Na Ásia, encaminhado Macau e resolvido Timor, o quadro de relacionamento de Portugal normalizou-se com a generalidade dos países, desde logo com a China. 

No Portugal da Revolução, com forte evidência e, para alguns, com um certo escândalo, tinha marcado forte presença uma clara influência de Moscovo, nesse tempo em que a Guerra Fria ainda dividia Berlim e provocava linhas de fratura na nossa própria vida política interna. O tempo veio a diluir, por completo, essa dimensão, que se tornou em absoluto redundante depois da implosão da União Soviética. 


VII. 

No mundo ocidental em geral, e nos EUA em particular, passado o sobressalto do “Verão quente”, Portugal assumiu o estatuto de parceiro estável e confiável. 

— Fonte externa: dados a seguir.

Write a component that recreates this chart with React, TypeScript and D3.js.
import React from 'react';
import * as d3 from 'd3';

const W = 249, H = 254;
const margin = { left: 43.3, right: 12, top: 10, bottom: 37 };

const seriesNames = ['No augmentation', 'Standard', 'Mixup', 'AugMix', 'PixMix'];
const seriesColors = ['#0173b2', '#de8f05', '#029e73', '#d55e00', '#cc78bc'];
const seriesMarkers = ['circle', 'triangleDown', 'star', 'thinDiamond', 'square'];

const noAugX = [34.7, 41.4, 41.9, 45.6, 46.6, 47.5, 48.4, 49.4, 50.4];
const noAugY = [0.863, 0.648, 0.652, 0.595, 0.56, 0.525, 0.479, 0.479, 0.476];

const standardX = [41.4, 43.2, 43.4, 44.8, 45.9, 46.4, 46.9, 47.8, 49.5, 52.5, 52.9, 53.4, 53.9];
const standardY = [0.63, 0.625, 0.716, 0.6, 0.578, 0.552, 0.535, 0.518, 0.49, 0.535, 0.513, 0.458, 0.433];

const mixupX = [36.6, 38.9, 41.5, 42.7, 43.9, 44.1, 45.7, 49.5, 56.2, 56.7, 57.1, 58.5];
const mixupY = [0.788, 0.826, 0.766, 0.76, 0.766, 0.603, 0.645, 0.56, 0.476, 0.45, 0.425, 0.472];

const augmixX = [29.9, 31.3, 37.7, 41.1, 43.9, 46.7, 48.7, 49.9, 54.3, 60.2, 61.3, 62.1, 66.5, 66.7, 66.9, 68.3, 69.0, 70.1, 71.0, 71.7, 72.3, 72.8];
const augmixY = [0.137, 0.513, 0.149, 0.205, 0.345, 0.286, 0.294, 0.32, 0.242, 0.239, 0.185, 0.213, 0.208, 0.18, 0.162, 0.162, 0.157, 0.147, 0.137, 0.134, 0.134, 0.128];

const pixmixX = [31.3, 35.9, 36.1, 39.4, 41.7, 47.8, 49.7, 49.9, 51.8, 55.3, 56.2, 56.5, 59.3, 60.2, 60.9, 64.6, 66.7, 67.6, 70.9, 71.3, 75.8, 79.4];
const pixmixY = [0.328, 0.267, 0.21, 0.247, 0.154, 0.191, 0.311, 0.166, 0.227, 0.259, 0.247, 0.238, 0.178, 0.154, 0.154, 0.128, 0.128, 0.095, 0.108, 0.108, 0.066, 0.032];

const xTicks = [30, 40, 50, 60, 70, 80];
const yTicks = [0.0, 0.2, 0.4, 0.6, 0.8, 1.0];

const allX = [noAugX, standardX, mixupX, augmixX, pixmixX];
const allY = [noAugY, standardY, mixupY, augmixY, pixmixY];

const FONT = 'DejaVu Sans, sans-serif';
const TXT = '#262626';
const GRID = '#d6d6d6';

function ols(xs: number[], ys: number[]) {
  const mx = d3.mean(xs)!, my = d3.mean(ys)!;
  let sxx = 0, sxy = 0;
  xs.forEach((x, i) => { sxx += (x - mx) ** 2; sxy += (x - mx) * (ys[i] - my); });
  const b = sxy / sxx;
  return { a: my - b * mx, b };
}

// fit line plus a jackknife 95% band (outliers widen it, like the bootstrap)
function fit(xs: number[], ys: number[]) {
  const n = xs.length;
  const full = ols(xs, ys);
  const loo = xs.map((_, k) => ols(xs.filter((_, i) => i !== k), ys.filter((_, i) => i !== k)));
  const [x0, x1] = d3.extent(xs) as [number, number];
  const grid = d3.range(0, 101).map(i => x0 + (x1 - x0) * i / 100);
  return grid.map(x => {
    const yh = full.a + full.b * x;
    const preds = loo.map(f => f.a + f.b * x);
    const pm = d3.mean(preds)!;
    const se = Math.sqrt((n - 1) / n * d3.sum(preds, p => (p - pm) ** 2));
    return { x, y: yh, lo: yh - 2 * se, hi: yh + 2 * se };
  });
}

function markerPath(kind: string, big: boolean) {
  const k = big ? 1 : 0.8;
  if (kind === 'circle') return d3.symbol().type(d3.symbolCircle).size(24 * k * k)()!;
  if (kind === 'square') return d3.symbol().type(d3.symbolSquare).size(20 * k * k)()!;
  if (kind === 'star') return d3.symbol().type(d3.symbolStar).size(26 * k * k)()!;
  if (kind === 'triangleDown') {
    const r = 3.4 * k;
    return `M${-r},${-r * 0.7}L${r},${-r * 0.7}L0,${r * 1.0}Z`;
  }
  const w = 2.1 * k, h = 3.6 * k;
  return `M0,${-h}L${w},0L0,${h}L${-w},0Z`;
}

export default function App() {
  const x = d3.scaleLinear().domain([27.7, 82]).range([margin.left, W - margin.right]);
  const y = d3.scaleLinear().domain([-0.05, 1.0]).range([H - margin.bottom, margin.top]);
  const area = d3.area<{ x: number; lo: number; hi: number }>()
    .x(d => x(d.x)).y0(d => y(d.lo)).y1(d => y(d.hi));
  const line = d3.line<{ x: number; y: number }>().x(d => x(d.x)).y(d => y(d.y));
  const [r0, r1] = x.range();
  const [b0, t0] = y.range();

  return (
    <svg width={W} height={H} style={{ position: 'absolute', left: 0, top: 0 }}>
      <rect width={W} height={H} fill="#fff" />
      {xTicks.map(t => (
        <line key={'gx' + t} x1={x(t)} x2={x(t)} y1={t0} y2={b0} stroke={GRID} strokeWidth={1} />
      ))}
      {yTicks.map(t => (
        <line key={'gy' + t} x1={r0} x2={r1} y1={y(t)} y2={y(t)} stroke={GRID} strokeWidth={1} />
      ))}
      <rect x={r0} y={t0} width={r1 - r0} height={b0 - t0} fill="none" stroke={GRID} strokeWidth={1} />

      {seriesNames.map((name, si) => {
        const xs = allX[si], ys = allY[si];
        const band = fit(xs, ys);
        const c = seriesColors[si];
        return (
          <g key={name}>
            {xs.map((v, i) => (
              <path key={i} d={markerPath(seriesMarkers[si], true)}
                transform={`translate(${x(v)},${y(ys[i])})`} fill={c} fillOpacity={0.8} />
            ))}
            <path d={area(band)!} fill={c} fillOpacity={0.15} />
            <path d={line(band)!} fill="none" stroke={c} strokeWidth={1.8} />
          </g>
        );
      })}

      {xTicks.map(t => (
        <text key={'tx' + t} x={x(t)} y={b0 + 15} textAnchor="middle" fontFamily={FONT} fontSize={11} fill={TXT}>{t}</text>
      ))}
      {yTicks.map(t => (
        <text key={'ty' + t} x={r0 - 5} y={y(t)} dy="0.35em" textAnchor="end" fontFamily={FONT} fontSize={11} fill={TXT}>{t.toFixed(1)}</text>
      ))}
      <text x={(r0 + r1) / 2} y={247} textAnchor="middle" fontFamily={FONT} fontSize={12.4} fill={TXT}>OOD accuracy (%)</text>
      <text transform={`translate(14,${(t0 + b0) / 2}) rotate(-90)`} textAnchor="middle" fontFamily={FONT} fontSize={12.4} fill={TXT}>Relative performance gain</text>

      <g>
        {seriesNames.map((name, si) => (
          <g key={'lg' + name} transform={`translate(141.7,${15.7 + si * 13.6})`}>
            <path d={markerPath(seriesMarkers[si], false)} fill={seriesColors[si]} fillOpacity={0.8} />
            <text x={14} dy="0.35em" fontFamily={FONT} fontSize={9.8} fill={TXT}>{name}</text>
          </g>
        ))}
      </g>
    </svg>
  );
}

Num breve ciclo de ultra-atlanticismo, houve mesmo quem se prestasse a assumir um desprestigiante servilismo face a Washington, aquando da invasão americana do Iraque. Agora, importa esquecer, depois de o lembrar, esse triste momento. 

Em termos gerais, pode constatar-se que o sucesso da integração europeia reforçou fortemente a perceção da continuidade do alinhamento ocidental do país – linha permanente que, recordo, liga a ditadura à democracia. A crise ucraniana veio, aliás, a confirmar isso. 

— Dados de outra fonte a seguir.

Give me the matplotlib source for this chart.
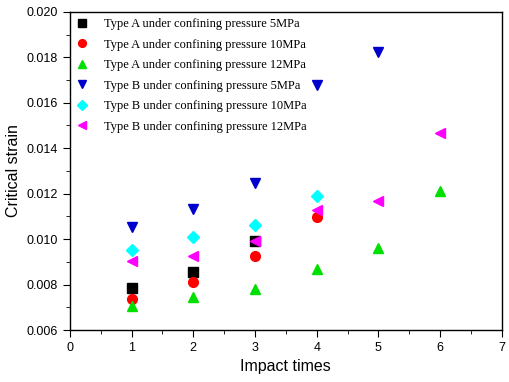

Pode ainda afirmar-se, sem o menor exagero, que Portugal, neste último meio século, tem tido um percurso praticamente sem falhas na sua ação no mundo multilateral. 

Graças a seguras presenças no Conselho de Segurança da ONU, onde detém hoje o secretário-geral, até à assunção de responsabilidades em outros fóruns, o nosso país é hoje visto como um prestigiado “honest broker”. 

Além disso, temos o invejável estatuto de ser um Estado previsível, na nossa ação externa. Quero com isto dizer que o mundo sabe onde Portugal está, na generalidade dos grandes dossiês. E isso torna-se muito importante para a imagem do país. 


VIII . 

O país antigo que Portugal é terá condições de deixar de ser, aos olhos dos outros, como foi por muito tempo, um “país velho”? 

Observando a gente que circula pelas nossas ruas, atentando nos nossos que continuam a andar pelo mundo, apreciando a abertura e o crescente cosmopolitismo da nossa cultura, a nossa tolerância e o nosso modo de ser e de acolher, diria que Portugal foi capaz, neste meio século, de dar um importante salto na sua nova modernidade. Ficámos na soleira do possível, longe do desejável, aquém do necessário? Talvez. 

É mesmo provável que o sonho de Salgueiro Maia, ao sair de Santarém, não tenha ficado totalmente cumprido. Nunca saberemos, nem sequer saberemos se cumpri-lo era possível. Pela nossa idiossincrasia nacional, todos tínhamos a certeza de que nunca estaríamos à altura da nossa própria ambição, dessa fasquia de objetivos com que, na nossa terra, se constroem as ilusões e se alimentam as frustrações. 

Chegámos assim onde chegámos. E assim estamos.